* **Required work**:
Each line from the line with "Write the React, TypeScript" to the line with "Chart.register(...registerables);", inclusive, is to be repeated exactly; no other line and no picture belongs in the copy.
— Begin Provided data —
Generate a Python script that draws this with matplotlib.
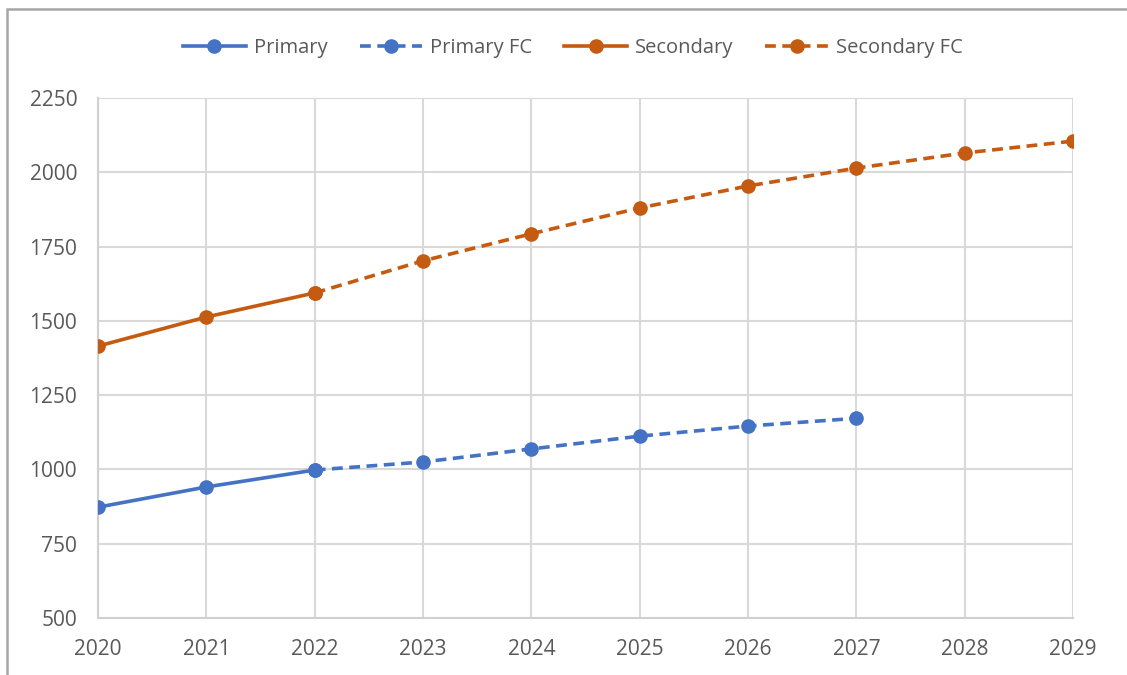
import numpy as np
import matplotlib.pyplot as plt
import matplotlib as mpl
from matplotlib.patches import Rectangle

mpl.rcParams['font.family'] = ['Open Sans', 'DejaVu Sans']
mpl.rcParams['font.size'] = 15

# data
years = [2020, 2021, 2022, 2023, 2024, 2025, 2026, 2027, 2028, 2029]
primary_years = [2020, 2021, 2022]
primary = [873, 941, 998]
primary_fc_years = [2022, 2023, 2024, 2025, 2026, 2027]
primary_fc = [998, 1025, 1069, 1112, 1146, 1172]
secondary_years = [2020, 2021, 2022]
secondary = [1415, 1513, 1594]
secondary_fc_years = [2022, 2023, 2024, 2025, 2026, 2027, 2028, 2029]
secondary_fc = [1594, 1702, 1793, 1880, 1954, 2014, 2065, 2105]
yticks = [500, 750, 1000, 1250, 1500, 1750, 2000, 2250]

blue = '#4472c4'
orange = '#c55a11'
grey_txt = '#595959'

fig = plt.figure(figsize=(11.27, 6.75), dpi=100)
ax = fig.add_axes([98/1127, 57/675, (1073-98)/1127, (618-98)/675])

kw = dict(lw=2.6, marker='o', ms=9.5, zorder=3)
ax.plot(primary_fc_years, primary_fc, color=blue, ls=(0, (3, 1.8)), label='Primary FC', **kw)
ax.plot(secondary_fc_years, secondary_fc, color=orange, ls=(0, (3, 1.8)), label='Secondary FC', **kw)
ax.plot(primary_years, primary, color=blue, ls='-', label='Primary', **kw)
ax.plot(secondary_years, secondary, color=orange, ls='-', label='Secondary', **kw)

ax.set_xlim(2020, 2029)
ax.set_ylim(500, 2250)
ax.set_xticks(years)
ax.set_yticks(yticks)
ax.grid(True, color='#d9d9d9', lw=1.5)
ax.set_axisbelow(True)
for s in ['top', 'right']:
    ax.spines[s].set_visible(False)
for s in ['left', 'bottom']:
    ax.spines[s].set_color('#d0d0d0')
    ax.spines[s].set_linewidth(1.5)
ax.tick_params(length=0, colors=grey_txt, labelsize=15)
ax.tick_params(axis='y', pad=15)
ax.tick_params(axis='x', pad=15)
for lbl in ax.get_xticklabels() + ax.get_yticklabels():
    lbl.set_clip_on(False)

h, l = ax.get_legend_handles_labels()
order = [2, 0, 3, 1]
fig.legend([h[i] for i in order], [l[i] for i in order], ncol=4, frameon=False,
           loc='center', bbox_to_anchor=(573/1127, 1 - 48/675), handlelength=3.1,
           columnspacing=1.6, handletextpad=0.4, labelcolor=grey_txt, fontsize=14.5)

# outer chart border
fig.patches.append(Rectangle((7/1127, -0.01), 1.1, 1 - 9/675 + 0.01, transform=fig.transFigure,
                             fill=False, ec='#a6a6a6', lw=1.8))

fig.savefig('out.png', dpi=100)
— End Provided data —
— Begin Provided data —
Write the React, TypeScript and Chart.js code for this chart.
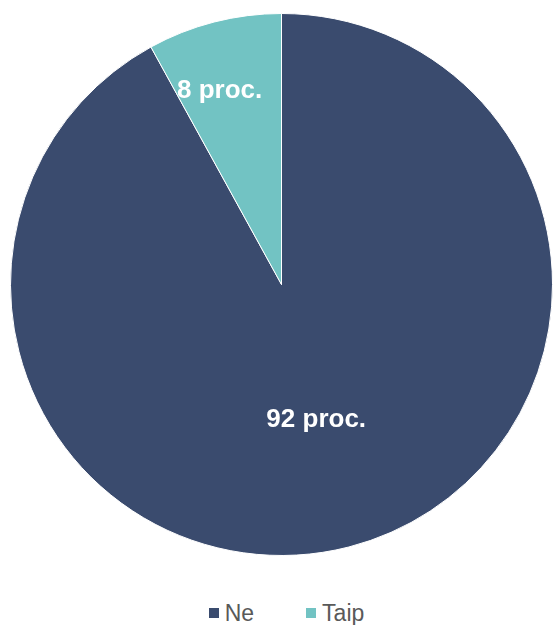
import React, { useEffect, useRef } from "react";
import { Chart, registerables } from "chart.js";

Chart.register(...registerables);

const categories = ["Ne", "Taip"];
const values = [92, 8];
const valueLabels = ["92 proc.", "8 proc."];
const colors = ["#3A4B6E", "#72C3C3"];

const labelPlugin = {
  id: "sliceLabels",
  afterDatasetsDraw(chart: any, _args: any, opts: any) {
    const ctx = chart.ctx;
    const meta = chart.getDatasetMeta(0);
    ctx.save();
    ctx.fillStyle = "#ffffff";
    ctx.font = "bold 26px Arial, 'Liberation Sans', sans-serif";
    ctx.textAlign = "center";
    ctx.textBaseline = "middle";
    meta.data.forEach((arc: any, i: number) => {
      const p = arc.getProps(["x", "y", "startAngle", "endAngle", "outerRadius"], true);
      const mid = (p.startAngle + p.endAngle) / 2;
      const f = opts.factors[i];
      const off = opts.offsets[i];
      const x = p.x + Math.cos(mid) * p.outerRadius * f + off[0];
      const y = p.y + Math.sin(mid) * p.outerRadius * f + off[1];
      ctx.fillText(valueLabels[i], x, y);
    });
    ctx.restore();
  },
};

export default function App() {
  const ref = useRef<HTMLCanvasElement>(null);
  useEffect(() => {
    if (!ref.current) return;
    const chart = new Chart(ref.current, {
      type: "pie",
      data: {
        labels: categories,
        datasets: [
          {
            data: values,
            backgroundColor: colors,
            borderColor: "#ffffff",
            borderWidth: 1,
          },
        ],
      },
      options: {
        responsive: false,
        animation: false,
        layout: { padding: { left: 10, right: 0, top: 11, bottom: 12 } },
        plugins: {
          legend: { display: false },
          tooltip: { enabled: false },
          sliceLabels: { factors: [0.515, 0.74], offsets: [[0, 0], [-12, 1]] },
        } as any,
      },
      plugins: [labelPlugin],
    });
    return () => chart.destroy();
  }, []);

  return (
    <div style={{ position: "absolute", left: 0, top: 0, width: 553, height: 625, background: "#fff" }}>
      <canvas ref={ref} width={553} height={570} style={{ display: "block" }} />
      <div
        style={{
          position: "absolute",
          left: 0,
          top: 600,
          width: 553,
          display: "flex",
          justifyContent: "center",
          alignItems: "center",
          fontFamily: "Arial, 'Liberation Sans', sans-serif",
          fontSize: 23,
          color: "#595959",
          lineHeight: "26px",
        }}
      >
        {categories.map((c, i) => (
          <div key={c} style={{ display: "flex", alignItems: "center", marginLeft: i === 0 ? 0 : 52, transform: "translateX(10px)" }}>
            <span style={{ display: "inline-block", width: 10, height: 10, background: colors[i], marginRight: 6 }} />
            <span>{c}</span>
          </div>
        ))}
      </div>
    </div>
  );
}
— End Provided data —
— Begin Provided data —
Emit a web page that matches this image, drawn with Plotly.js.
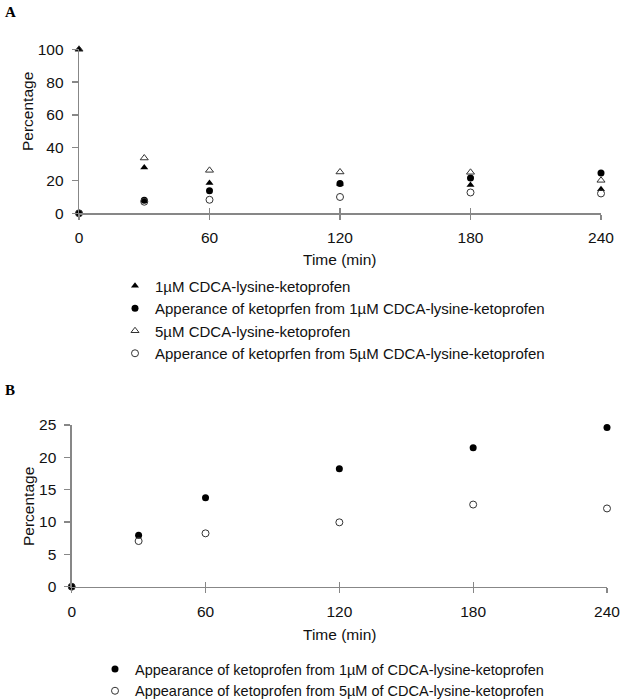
— End Provided data —
* **Task solution**:
Write the React, TypeScript and Chart.js code for this chart.
import React, { useEffect, useRef } from "react";
import { Chart, registerables } from "chart.js";

Chart.register(...registerables);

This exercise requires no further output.